4.9 Workplace health and safety

The Museum strives to promote and maintain an environment which protects the health, safety and welfare of employees at work, including volunteers.

All workers including volunteers:

  • have a duty of care to take care of their health and safety and that of others
  • must comply with safety procedures and directions
  • must follow reasonable instructions
  • must not wilfully interfere with or misuse items or facilities provided in the interest of health and safety
  • must inform their manager or supervisor of hazards, accidents and near accidents occurring at the workplace.

4.10 Working with vulnerable people

To provide a safe environment for children, all volunteers are required to undergo a National Police History Check and have a current Working with Vulnerable People check to determine their suitability to work with vulnerable people.

On engagement, volunteers undergo induction and training specifically in relation to working with children including:

  • appropriate behaviour guidelines such as:
    • not touching or picking up children
    • encouraging positive behaviours in children in a positive way
  • lost and found procedures
  • discussing sensitive content with children.

5. Definition of terms


Volunteering is time willingly given for the common good and without financial gain.


Groups of people who share characteristics or bonds such as ethnicity, religion, or experience of a location or event.

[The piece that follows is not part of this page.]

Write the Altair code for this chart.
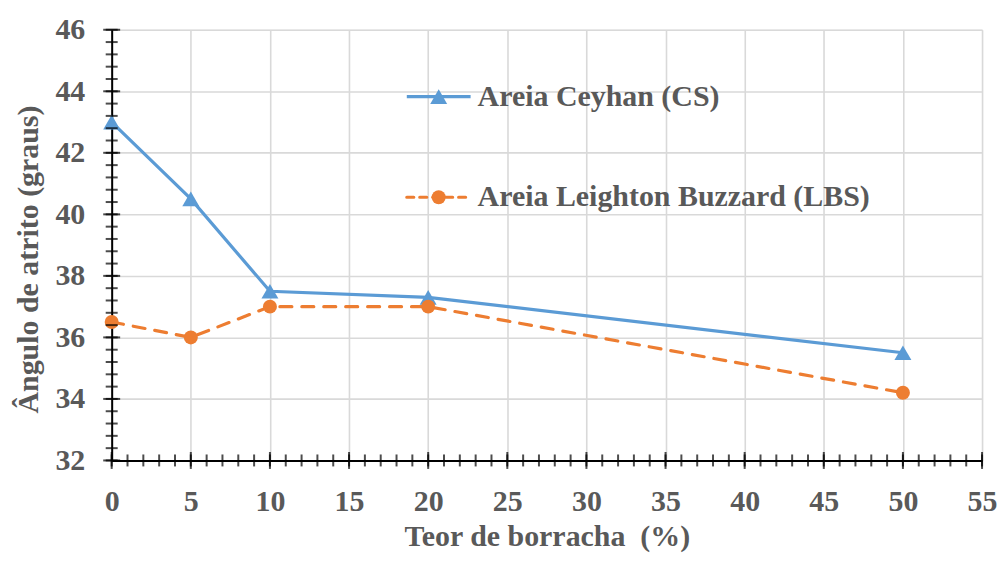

6. Definition of responsibilities

Visitor Engagement section

  • champions the work of volunteers throughout the business units, encouraging all areas of the Museum to consider how volunteers can support their outcomes
  • manages the implementation and compliance of this volunteers policy
  • assists with identification, development and delivery of new and established volunteer projects.

Business Unit Managers

  • identify and establish rewarding volunteer roles
  • ensure compliance with this Volunteers policy
  • ensure adequate supervision of volunteers in their section.

Supervisor of Volunteers

  • ensures that volunteers are adequately supervised and trained to perform their duties
  • assists with development and delivery of training programs for volunteers
  • is the first point of contact for existing volunteers in their business unit
  • ensures sufficient tools and materials are available for performance of volunteer tasks
  • provides feedback through the volunteer check-in process.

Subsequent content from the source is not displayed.